Entry clearance applications for settlement (ILR)
The Asylum and Immigration Tribunal (AIT) has cleared up a significant misunderstanding of the requirements to be met by children coming to the UK for settlement.
An earlier decision of the Tribunal in a case called OM had been wrongly taken to mean that children coming to the UK for settlement (Indefinite Leave to Remain, ILR) would need to demonstrate evidence that the carer in the country of origin had given lawful consent to their coming to the UK or that a court order allowing the child to be taken out of the county had been made and that the child had to be registered with a local social services department in the UK. This was not the case.
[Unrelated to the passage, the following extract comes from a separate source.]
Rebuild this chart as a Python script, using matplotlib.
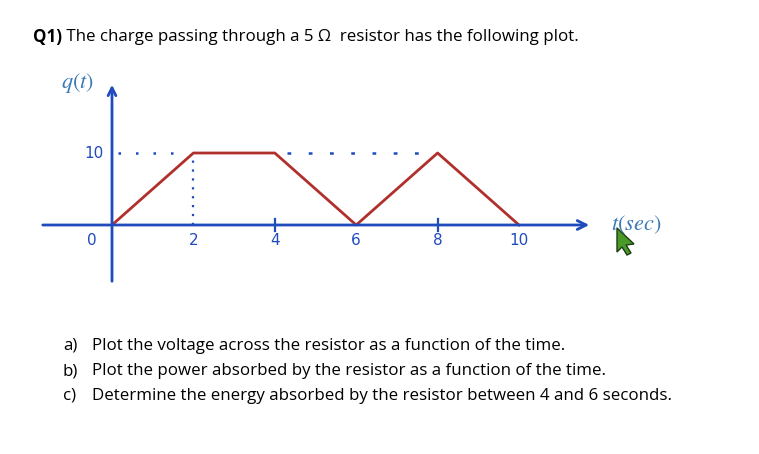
import matplotlib
matplotlib.use("Agg")
import matplotlib.pyplot as plt
from matplotlib.patches import Polygon

plt.rcParams["mathtext.fontset"] = "stix"

# Data
t_vals = [0, 2, 4, 6, 8, 10]
q_vals = [0, 10, 10, 0, 10, 0]
x_tick_labels = ["0", "2", "4", "6", "8", "10"]
y_tick_value = 10
title_bold = "Q1)"
title_rest = " The charge passing through a 5 Ω  resistor has the following plot."
questions = [
    ("a)", "Plot the voltage across the resistor as a function of the time."),
    ("b)", "Plot the power absorbed by the resistor as a function of the time."),
    ("c)", "Determine the energy absorbed by the resistor between 4 and 6 seconds."),
]

W, H = 759, 454
fig = plt.figure(figsize=(W / 100, H / 100), dpi=100)
ax = fig.add_axes([0, 0, 1, 1])
ax.axis("off")

# pixel mapping: t=0 -> px 112, 40.7 px/unit ; q=0 -> py 225, 7.2 px/unit
px0, sx = 112, 40.7
py0, sy = 225, 7.2
ax.set_xlim(-px0 / sx, (W - px0) / sx)
ax.set_ylim(-(H - py0) / sy, py0 / sy)

blue = "#1f4bbd"
red = "#b0302c"
label_blue = "#3a78b5"

# axes
ax.annotate("", xy=((592 - px0) / sx, 0), xytext=((40 - px0) / sx, 0),
            arrowprops=dict(arrowstyle="->", color=blue, lw=2, mutation_scale=16))
ax.annotate("", xy=(0, (py0 - 82) / sy), xytext=(0, (py0 - 284) / sy),
            arrowprops=dict(arrowstyle="->", color=blue, lw=2, mutation_scale=14))

# dotted guides
ax.plot([0.15, 1.8], [y_tick_value, y_tick_value], color=blue, lw=1.8,
        linestyle=(0, (1, 6)))
ax.plot([4.3, 7.8], [y_tick_value, y_tick_value], color=blue, lw=1.8,
        linestyle=(0, (1.5, 7)))
ax.plot([2, 2], [0, y_tick_value], color=blue, lw=1.6, linestyle=(0, (1, 3)))

# small ticks
for tk in [4, 8]:
    ax.plot([tk, tk], [-0.8, 0.8], color=blue, lw=1.6)

# data line
ax.plot(t_vals, q_vals, color=red, lw=2)

# tick labels
for tv, lab in zip(t_vals, x_tick_labels):
    xx = -0.5 if tv == 0 else tv
    ax.text(xx, -2.2, lab, color=blue, fontsize=11, ha="center", va="center",
            family="DejaVu Sans")
ax.text(-0.45, y_tick_value, "10", color=blue, fontsize=11, ha="center",
        va="center", family="DejaVu Sans")

# axis names
ax.text(-0.85, (py0 - 83) / sy, r"$q(t)$", color=label_blue, fontsize=16,
        ha="center", va="center")
ax.text((636 - px0) / sx, 0.1, r"$t(sec)$", color=label_blue, fontsize=16,
        ha="center", va="center")

# cursor (screen artifact)
cx, cy = 617, 228
cur = [(0, 0), (0, 24), (5, 19), (10, 27), (14, 25), (9, 17), (17, 16)]
pts = [((cx + dx - px0) / sx, (py0 - (cy + dy)) / sy) for dx, dy in cur]
ax.add_patch(Polygon(pts, closed=True, facecolor="#4a9a2a", edgecolor="#1d3d10", lw=1))

# title
fam = ["Open Sans", "DejaVu Sans"]
fs = 12.15
tb = fig.text(33 / W, 1 - 37 / H, title_bold, fontsize=fs, fontweight="bold",
              family=fam, va="center", ha="left")
fig.canvas.draw()
bb = tb.get_window_extent()
fig.text(bb.x1 / W, 1 - 37 / H, title_rest, fontsize=fs, family=fam,
         va="center", ha="left")

# questions
for i, (lab, txt) in enumerate(questions):
    yy = 1 - (346 + 25 * i) / H
    fig.text(63 / W, yy, lab, fontsize=fs, family=fam, va="center", ha="left")
    fig.text(92 / W, yy, txt, fontsize=fs, family=fam, va="center", ha="left")

fig.savefig("out.png", dpi=100, facecolor="white")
The Tribunal in a case called FO & ors (Children: settlement- OM distinguished) Nigeria [2006] UKAIT 00089 said that OM (children: settlement- cross border movement) [2005] UKAIT 177 had been completely misunderstood. OM’s case covered situations where children came to the UK on a temporary basis, as visitors for example, but then sought to remain in the UK on a permanent basis. In such situations, the Home Office were perfectly entitled to ask for evidence that the parent or guardian in the country of origin had given their consent. This was precisely because there had been no entry clearance (visa) process whereby the facts could be assessed before the child came to this country.
This decision hopefully ends an important area of misunderstanding. As the Tribunal suggested, OM had been widely, and in some cases, bizarrely used. They note that it had been raised in a family visit appeal where it had been suggested that a child could not come to the UK to visit a parent without a court order permitting them to leave their country of origin.